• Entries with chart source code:
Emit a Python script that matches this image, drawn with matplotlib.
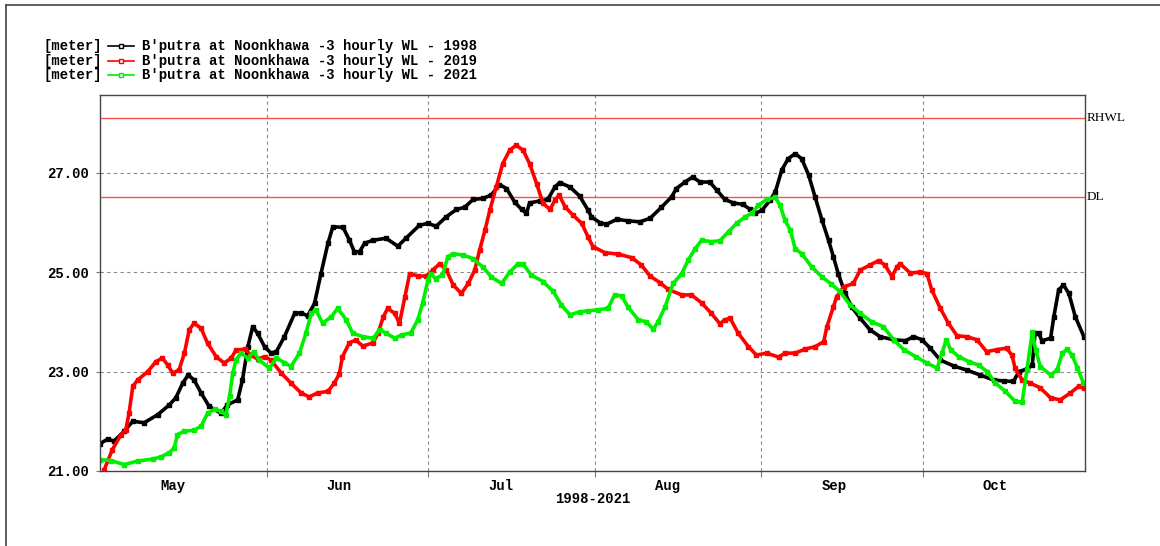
import matplotlib
matplotlib.use("Agg")
import matplotlib.pyplot as plt
from matplotlib.lines import Line2D

# ---- data (day offset from 1 May, water level in metres) ----
d1998 = [0, 1.4, 2.6, 4.5, 6.1, 8.2, 10.7, 12.9, 14.1, 15.4, 16.4, 17.5, 18.8, 20.3, 22.5, 23.7, 25.6, 26.5, 27.5, 28.4,
         29.3, 30.6, 31.8, 32.8, 34.3, 36.2, 37.4, 38.6, 39.9, 41.1, 42.4, 43.3, 45.2, 46.4, 47.3, 48.3, 49.2, 50.8, 53.2,
         55.4, 56.9, 59.4, 61.0, 62.5, 64.4, 66.3, 67.8, 69.4, 71.2, 72.8, 74.3, 75.6, 77.1, 78.4, 79.3, 79.9, 81.8, 83.3,
         84.6, 85.5, 87.4, 89.2, 90.8, 91.4, 93.0, 94.2, 96.1, 98.2, 100.4, 102.3, 104.4, 106.3, 107.2, 108.8, 110.2,
         111.6, 113.4, 114.7, 116.2, 117.8, 119.6, 120.9, 121.8, 123.1, 124.6, 125.6, 126.8, 128.0, 129.3, 130.5, 131.8,
         133.0, 134.3, 135.5, 136.4, 137.3, 138.6, 139.8, 141.4, 143.2, 145.1, 147.6, 149.8, 151.3, 152.9, 154.4, 156.3,
         158.8, 161.2, 163.7, 166.2, 168.1, 169.9, 170.9, 172.4, 173.4, 173.9, 174.6, 175.2, 176.8, 177.4, 178.3, 179.2,
         180.2, 181.4, 183.0]
v1998 = [21.55, 21.64, 21.60, 21.80, 22.00, 21.97, 22.13, 22.33, 22.47, 22.77, 22.93, 22.83, 22.57, 22.30, 22.16, 22.33,
         22.43, 22.83, 23.50, 23.90, 23.77, 23.50, 23.37, 23.40, 23.70, 24.17, 24.18, 24.12, 24.37, 24.97, 25.58, 25.91,
         25.90, 25.64, 25.41, 25.41, 25.58, 25.64, 25.68, 25.52, 25.68, 25.94, 25.98, 25.92, 26.11, 26.26, 26.30, 26.46,
         26.48, 26.55, 26.76, 26.68, 26.41, 26.26, 26.18, 26.39, 26.43, 26.46, 26.71, 26.80, 26.71, 26.53, 26.24, 26.11,
         25.99, 25.96, 26.06, 26.03, 26.01, 26.08, 26.30, 26.51, 26.68, 26.81, 26.91, 26.81, 26.81, 26.65, 26.46, 26.39,
         26.36, 26.26, 26.18, 26.24, 26.44, 26.61, 27.05, 27.28, 27.38, 27.28, 26.95, 26.51, 26.04, 25.64, 25.31, 24.97,
         24.57, 24.30, 24.07, 23.84, 23.70, 23.64, 23.62, 23.70, 23.64, 23.47, 23.23, 23.11, 23.03, 22.93, 22.83, 22.81,
         22.80, 23.00, 23.05, 23.13, 23.77, 23.77, 23.62, 23.67, 24.10, 24.64, 24.74, 24.57, 24.10, 23.70]

d2019 = [0.8, 2.3, 3.9, 4.8, 5.4, 6.1, 7.0, 8.9, 10.4, 11.6, 12.6, 13.5, 14.7, 15.7, 16.6, 17.5, 18.8, 20.0, 21.6, 23.1,
         24.4, 25.3, 26.9, 28.1, 29.3, 30.6, 31.8, 33.7, 35.5, 37.4, 38.9, 40.5, 42.4, 43.6, 44.5, 45.1, 46.4, 47.6, 48.9,
         50.8, 51.7, 52.7, 53.5, 54.8, 55.7, 56.7, 57.6, 59.2, 60.7, 61.9, 63.2, 64.4, 65.7, 67.2, 68.5, 69.7, 70.6, 71.6,
         72.5, 73.7, 74.9, 76.2, 77.4, 78.7, 79.9, 81.2, 82.4, 83.7, 84.6, 85.4, 86.5, 88.0, 89.6, 90.8, 91.7, 93.9, 96.4,
         98.9, 100.7, 102.3, 104.1, 105.7, 108.2, 110.0, 111.9, 113.7, 115.3, 116.2, 117.2, 118.7, 120.6, 122.1, 124.0,
         126.2, 127.4, 129.3, 131.1, 133.0, 134.6, 135.2, 136.4, 137.0, 138.3, 140.1, 141.4, 143.2, 144.8, 146.0, 147.3,
         148.2, 148.8, 150.7, 152.5, 153.8, 154.7, 156.3, 157.8, 159.4, 161.2, 163.1, 164.9, 166.8, 168.6, 169.6, 170.2,
         171.5, 173.0, 174.9, 176.8, 178.6, 180.5, 182.0, 183.0]
v2019 = [21.03, 21.43, 21.73, 21.83, 22.16, 22.70, 22.83, 23.00, 23.20, 23.27, 23.13, 22.97, 23.03, 23.37, 23.84, 23.97,
         23.87, 23.57, 23.30, 23.17, 23.27, 23.43, 23.45, 23.33, 23.25, 23.30, 23.23, 22.97, 22.77, 22.57, 22.49, 22.57,
         22.60, 22.77, 22.95, 23.30, 23.58, 23.63, 23.51, 23.58, 23.77, 24.10, 24.27, 24.17, 23.97, 24.50, 24.97, 24.92,
         24.92, 25.04, 25.17, 25.04, 24.74, 24.57, 24.77, 25.04, 25.44, 25.84, 26.24, 26.71, 27.18, 27.45, 27.55, 27.45,
         27.18, 26.78, 26.38, 26.26, 26.44, 26.55, 26.31, 26.14, 25.98, 25.70, 25.51, 25.39, 25.36, 25.29, 25.14, 24.92,
         24.79, 24.65, 24.54, 24.54, 24.38, 24.17, 23.96, 24.04, 24.07, 23.77, 23.50, 23.33, 23.37, 23.29, 23.37, 23.37,
         23.45, 23.50, 23.60, 23.90, 24.30, 24.50, 24.70, 24.77, 25.04, 25.14, 25.23, 25.14, 24.91, 25.10, 25.17, 24.98,
         25.00, 24.97, 24.64, 24.27, 23.97, 23.72, 23.70, 23.64, 23.40, 23.44, 23.47, 23.33, 23.07, 22.83, 22.77, 22.67,
         22.47, 22.43, 22.57, 22.70, 22.67]

d2021 = [0, 2.0, 4.5, 7.0, 9.8, 11.3, 12.9, 13.8, 14.4, 15.7, 17.5, 18.8, 20.0, 21.3, 22.5, 23.4, 24.1, 24.7, 25.3, 26.2,
         27.5, 28.6, 29.6, 31.5, 32.8, 34.3, 35.5, 37.1, 38.3, 39.3, 40.2, 41.4, 43.0, 44.2, 45.8, 47.0, 48.9, 50.8, 52.0,
         53.2, 54.8, 56.2, 57.8, 59.1, 60.0, 61.0, 61.5, 62.4, 63.7, 64.7, 65.7, 67.6, 69.4, 71.2, 72.8, 74.7, 76.2, 77.8,
         78.7, 80.2, 82.4, 84.3, 85.8, 87.4, 89.2, 90.8, 92.6, 94.5, 95.7, 97.0, 98.2, 100.1, 101.6, 102.9, 103.8, 105.1,
         106.6, 108.2, 109.4, 110.7, 111.9, 113.7, 115.3, 116.9, 118.4, 120.0, 121.2, 122.4, 124.0, 125.6, 126.5, 127.4,
         128.4, 129.3, 130.5, 132.4, 134.3, 136.0, 137.6, 139.5, 141.4, 143.5, 145.7, 147.6, 149.5, 151.7, 153.8, 155.7,
         156.6, 157.4, 158.2, 159.7, 161.6, 163.4, 165.0, 166.5, 168.4, 170.2, 171.5, 172.4, 173.4, 174.0, 174.9, 176.8,
         178.0, 179.0, 179.9, 180.8, 181.8, 182.9]
v2021 = [21.23, 21.21, 21.13, 21.20, 21.24, 21.28, 21.37, 21.46, 21.73, 21.80, 21.82, 21.90, 22.16, 22.24, 22.20, 22.13,
         22.50, 22.97, 23.23, 23.37, 23.27, 23.40, 23.23, 23.07, 23.27, 23.18, 23.10, 23.37, 23.77, 24.17, 24.23, 23.97,
         24.10, 24.27, 24.04, 23.77, 23.70, 23.67, 23.84, 23.77, 23.67, 23.74, 23.77, 24.04, 24.37, 24.84, 24.97, 24.87,
         24.94, 25.31, 25.37, 25.34, 25.27, 25.10, 24.90, 24.77, 25.00, 25.17, 25.16, 24.94, 24.81, 24.61, 24.34, 24.14,
         24.20, 24.22, 24.24, 24.27, 24.54, 24.52, 24.30, 24.04, 24.00, 23.85, 24.00, 24.30, 24.77, 24.97, 25.24, 25.47,
         25.64, 25.61, 25.63, 25.81, 25.98, 26.11, 26.18, 26.34, 26.46, 26.50, 26.34, 26.04, 25.84, 25.47, 25.37, 25.10,
         24.90, 24.76, 24.61, 24.34, 24.17, 24.00, 23.90, 23.64, 23.44, 23.30, 23.17, 23.07, 23.37, 23.64, 23.44, 23.30,
         23.20, 23.13, 23.00, 22.77, 22.60, 22.40, 22.38, 23.03, 23.80, 23.44, 23.10, 22.93, 23.03, 23.37, 23.45, 23.33,
         23.07, 22.77]

series_labels = ["B'putra at Noonkhawa -3 hourly WL - 1998",
                 "B'putra at Noonkhawa -3 hourly WL - 2019",
                 "B'putra at Noonkhawa -3 hourly WL - 2021"]
unit_label = "[meter]"
month_starts = [0, 31, 61, 92, 123, 153, 184]
month_labels = ["May", "Jun", "Jul", "Aug", "Sep", "Oct"]
y_ticks = [21, 23, 25, 27]
RHWL = 28.10
DL = 26.50
xlabel = "1998-2021"

# ---- style ----
mono = "Liberation Mono"
colors = ["#000000", "#ff0000", "#00ee00"]

fig = plt.figure(figsize=(11.6, 5.46), dpi=100)
ax = fig.add_axes([100 / 1160, 1 - 471 / 546, 985 / 1160, 376 / 546])

for d, v, c in zip([d1998, d2019, d2021], [v1998, v2019, v2021], colors):
    ax.plot(d, v, color=c, lw=2.6, marker="s", ms=2.2, mfc=c, mec=c, solid_joinstyle="round")

ax.axhline(RHWL, color="#ff5050", lw=1.0, zorder=1)
ax.axhline(DL, color="#ff5050", lw=1.0, zorder=1)

ax.set_xlim(0, 183.2)
ax.set_ylim(21, 28.56)

ax.set_yticks(y_ticks)
ax.set_yticklabels([f"{t:.2f}" for t in y_ticks], fontfamily=mono, fontweight="bold", fontsize=10)
ax.set_xticks(month_starts[1:-1])
ax.set_xticklabels([])
ax.set_xticks([m + 13.5 for m in month_starts[:-1]], minor=True)
ax.set_xticklabels(month_labels, minor=True, fontfamily=mono, fontweight="bold", fontsize=10)
ax.tick_params(axis="x", which="minor", length=0, pad=6)
ax.tick_params(axis="x", which="major", length=4, color="#777777")
ax.tick_params(axis="y", length=3, color="#777777", pad=5)

ax.grid(True, which="major", color="#888888", linestyle=(0, (3, 3)), lw=0.8)
ax.set_axisbelow(True)

for s in ax.spines.values():
    s.set_color("#444444")
    s.set_linewidth(1.0)

ax.set_xlabel(xlabel, fontfamily=mono, fontweight="bold", fontsize=10, labelpad=-1)

# right-hand labels
ax.text(1.002, RHWL, "RHWL", transform=ax.get_yaxis_transform(), va="center", ha="left",
        fontfamily="Liberation Serif", fontsize=9.5)
ax.text(1.002, DL, "DL", transform=ax.get_yaxis_transform(), va="center", ha="left",
        fontfamily="Liberation Serif", fontsize=9.5)

# legend drawn at top-left
W, H = 1160, 546
for i, (lab, c) in enumerate(zip(series_labels, colors)):
    yp = 1 - (46 + i * 14.5) / H
    fig.text(43 / W, yp, unit_label, fontfamily=mono, fontweight="bold", fontsize=10, va="center", ha="left")
    fig.add_artist(Line2D([108 / W, 134 / W], [yp, yp], color=c, lw=1.2, transform=fig.transFigure))
    fig.add_artist(Line2D([121 / W], [yp], color=c, marker="s", ms=3, mfc="white", mec=c, mew=1,
                          transform=fig.transFigure))
    fig.text(142 / W, yp, lab, fontfamily=mono, fontweight="bold", fontsize=10, va="center", ha="left")

# outer window frame lines
fig.add_artist(Line2D([6 / W, 1.0], [1 - 5 / H, 1 - 5 / H], color="#444444", lw=1.2, transform=fig.transFigure))
fig.add_artist(Line2D([6 / W, 6 / W], [1 - 5 / H, 0], color="#444444", lw=1.2, transform=fig.transFigure))

fig.savefig("out.png", dpi=100)
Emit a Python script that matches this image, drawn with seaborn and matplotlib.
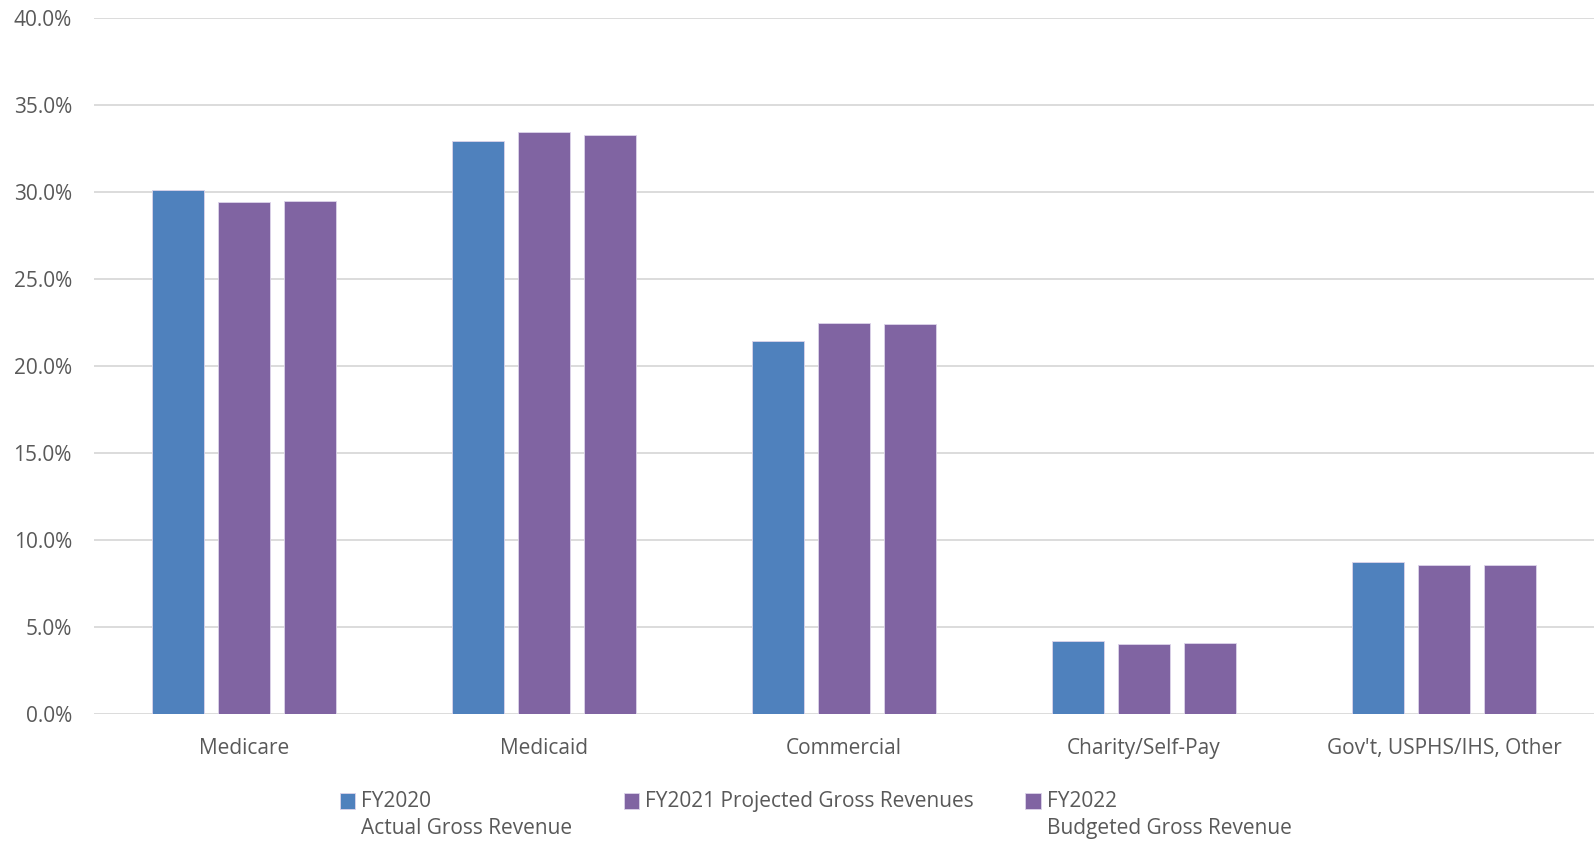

• What you will do:
Repeat only the lines between the top of the entries above and the line containing "from matplotlib.lines import Line2D", both ends included, without the pictures.

• Problem solution:
Emit a Python script that matches this image, drawn with matplotlib.
import matplotlib
matplotlib.use("Agg")
import matplotlib.pyplot as plt
from matplotlib.lines import Line2D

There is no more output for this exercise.